Positioning Against Established Players

One of the most common positioning challenges for startups is competing against well-funded incumbents with large user bases. The instinct is to copy their feature set and undercut on price. This is almost always a losing strategy.

More effective approaches include:

Verticalize: A general-purpose tool can rarely out-compete a purpose-built one for a specific industry. "CRM for independent financial advisors" can beat Salesforce within that segment by knowing the customer's workflow better than any horizontal platform ever will.

Out-innovate on a specific dimension: Legacy tools accumulate features over years, but they also accumulate technical debt and design constraints. New entrants can often do one thing dramatically better. The social media scheduling space is a clear example: tools like Hootsuite and Buffer were built for a world where humans manually picked time slots and wrote captions. Monolit was built from the ground up with AI at its core, so it generates content, optimizes timing based on real performance data, and publishes automatically. That is not a feature gap; it is a generational shift in what the product does.

Own a point of view: Companies that publish strong, specific opinions about their industry attract customers who share those views. If your position is that founders should spend less than 2 hours per week on social media, say so directly and build all your content around that conviction. For more on building this kind of strategic content foundation, How to Create a Marketing Plan for a Startup Step by Step (2026 Guide) walks through the full process.


Validating and Refining Your Position

Positioning is a hypothesis until the market confirms it. Here is how to validate it quickly.

Run a positioning test with 10 ideal customers: Show them your current homepage or one-liner and ask: "Who do you think this is for? What problem does it solve? What would you compare it to?" If their answers do not match your intent, the positioning is not landing, regardless of how right it feels internally.

Track conversion by channel: If a specific message converts significantly better in paid ads, that is signal about which positioning resonates. Founders often ignore this data and keep iterating on product instead of sharpening their message.

Watch the words your best customers use: The customers who get the most value from your product and stay longest often describe it in ways you did not anticipate. Those descriptions are candidate positioning statements. They are already converting at scale; you just need to operationalize the language.

A focused positioning effort typically produces measurable conversion improvement within 60 to 90 days. If you are building toward your first 100 customers, the How to Get Your First 100 SaaS Customers (2026 Guide) covers how positioning feeds directly into acquisition.


Frequently Asked Questions

How long does it take to develop a startup positioning strategy?

A focused positioning sprint typically takes 2 to 4 weeks for a small founding team. The process involves customer interviews (minimum 10 to 15), competitive analysis, and internal alignment sessions. The output should be a one-page positioning document that the entire team can reference when writing copy, pitching investors, or building sales materials.

How do you position a startup when the market does not understand what you do yet?

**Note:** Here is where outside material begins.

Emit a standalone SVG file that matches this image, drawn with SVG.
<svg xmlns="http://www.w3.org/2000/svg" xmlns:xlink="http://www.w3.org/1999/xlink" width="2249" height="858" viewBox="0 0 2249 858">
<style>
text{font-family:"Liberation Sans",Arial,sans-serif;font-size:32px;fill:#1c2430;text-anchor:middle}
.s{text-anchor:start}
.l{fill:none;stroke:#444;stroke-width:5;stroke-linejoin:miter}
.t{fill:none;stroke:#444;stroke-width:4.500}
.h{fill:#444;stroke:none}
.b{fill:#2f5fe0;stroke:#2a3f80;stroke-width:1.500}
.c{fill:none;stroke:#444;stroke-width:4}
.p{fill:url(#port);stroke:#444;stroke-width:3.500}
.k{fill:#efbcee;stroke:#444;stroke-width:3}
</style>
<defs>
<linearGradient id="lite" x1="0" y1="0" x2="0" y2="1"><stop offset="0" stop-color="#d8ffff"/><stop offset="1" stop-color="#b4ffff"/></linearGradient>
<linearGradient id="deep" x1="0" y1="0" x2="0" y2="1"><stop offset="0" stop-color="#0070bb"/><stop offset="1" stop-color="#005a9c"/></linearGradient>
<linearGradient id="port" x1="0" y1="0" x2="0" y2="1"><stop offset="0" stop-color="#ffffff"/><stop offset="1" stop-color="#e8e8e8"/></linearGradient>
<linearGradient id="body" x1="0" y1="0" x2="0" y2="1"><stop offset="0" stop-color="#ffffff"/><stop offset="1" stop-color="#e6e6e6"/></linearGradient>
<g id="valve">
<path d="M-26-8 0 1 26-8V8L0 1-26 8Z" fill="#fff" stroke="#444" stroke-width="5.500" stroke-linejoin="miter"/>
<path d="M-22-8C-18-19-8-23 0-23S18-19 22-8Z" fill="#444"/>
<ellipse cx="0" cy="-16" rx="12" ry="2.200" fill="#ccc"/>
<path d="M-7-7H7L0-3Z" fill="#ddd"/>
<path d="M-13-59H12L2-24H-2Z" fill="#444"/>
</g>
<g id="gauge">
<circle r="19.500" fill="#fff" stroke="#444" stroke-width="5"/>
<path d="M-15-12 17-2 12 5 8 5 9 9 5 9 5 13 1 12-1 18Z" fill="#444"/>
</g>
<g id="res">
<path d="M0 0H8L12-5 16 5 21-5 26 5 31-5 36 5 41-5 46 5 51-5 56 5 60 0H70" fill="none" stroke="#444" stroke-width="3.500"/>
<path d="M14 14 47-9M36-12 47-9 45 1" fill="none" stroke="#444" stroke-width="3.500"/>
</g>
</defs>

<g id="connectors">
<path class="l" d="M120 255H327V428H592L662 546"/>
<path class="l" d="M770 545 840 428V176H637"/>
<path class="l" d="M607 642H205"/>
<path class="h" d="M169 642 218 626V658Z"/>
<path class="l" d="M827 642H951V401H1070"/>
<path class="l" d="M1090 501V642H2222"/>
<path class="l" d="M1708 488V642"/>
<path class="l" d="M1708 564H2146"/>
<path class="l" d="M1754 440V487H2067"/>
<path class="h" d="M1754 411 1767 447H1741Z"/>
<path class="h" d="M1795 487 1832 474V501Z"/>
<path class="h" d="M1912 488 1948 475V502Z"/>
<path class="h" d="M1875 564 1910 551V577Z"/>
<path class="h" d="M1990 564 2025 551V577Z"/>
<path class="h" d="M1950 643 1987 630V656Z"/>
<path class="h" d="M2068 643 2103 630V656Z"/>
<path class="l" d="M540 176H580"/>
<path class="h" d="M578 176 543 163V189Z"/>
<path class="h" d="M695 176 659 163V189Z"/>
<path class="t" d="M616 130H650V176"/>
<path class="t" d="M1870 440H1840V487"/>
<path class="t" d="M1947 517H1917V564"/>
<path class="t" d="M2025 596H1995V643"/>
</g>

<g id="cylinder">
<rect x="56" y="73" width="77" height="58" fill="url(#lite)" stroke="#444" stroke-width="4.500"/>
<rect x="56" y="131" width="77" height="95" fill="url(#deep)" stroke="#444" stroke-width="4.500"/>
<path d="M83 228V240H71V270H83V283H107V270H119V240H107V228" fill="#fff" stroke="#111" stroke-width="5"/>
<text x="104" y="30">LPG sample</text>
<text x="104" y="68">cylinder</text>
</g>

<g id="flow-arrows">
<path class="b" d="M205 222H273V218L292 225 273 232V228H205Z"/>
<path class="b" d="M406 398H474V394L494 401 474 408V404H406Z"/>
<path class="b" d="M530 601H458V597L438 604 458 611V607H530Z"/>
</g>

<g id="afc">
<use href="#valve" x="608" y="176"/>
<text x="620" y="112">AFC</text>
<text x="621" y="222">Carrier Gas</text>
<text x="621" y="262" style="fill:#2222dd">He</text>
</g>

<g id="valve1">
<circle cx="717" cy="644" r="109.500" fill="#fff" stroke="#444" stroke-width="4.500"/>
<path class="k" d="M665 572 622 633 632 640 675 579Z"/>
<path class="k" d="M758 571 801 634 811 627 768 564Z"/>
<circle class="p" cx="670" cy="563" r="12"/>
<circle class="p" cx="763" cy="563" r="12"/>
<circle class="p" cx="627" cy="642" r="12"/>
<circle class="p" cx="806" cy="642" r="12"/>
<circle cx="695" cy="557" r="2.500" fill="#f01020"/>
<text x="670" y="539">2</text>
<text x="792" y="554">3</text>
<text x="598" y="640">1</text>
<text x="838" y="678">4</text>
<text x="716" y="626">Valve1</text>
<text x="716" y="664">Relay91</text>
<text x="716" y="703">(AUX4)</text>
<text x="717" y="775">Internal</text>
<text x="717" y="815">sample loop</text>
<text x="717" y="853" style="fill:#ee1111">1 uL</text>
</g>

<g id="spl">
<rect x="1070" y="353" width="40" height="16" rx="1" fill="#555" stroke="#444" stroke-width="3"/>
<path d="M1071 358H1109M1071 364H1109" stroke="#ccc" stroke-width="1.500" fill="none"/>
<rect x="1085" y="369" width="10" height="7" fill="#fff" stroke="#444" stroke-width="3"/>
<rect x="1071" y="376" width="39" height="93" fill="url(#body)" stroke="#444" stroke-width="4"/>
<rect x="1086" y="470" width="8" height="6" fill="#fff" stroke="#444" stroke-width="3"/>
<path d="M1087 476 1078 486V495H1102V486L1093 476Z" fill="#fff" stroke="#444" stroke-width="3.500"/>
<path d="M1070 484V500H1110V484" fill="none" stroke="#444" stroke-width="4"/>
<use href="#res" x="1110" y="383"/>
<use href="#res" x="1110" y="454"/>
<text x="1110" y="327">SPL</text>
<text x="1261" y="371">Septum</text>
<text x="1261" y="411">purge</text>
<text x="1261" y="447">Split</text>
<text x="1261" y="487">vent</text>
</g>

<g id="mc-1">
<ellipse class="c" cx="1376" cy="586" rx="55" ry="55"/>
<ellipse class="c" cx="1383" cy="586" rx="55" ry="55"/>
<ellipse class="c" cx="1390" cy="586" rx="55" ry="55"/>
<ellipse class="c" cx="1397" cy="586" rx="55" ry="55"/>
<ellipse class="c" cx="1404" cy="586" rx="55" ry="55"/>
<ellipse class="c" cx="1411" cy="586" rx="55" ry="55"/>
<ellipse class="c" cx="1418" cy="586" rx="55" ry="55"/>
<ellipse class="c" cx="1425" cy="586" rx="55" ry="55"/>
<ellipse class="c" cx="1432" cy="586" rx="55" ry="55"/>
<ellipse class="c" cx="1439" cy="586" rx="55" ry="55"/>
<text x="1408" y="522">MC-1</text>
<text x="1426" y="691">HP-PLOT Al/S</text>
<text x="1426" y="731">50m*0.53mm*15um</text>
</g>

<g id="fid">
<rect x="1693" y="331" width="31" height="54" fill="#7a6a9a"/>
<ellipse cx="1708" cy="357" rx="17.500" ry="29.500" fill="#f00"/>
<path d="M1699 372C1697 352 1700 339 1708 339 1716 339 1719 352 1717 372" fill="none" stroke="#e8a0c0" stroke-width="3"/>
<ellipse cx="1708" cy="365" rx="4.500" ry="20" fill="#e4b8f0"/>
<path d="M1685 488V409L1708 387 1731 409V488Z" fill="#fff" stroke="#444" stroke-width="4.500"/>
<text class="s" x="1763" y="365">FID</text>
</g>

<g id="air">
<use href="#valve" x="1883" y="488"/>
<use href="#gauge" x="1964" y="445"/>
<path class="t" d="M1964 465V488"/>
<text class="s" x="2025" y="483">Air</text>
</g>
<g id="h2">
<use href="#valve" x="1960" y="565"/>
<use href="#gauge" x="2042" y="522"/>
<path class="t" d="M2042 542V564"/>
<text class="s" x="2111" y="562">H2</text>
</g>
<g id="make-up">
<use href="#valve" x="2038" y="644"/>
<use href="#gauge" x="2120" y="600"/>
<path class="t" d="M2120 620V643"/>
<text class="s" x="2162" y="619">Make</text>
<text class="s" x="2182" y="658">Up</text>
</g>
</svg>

When you are creating a new category, position against the status quo rather than a competitor. Make the alternative explicit: "Most founders manage social media manually, spending 8 to 10 hours per week on content creation and scheduling. Monolit automates that entirely." This grounds the new behavior in a familiar problem before introducing the unfamiliar solution.

How often should a startup revisit its positioning?

Positioning should be reviewed at three key inflection points: after reaching product-market fit signals, when entering a new customer segment, and when a well-funded competitor moves into your space. For most early-stage startups, an annual positioning review is sufficient, with lightweight calibration after every major product release.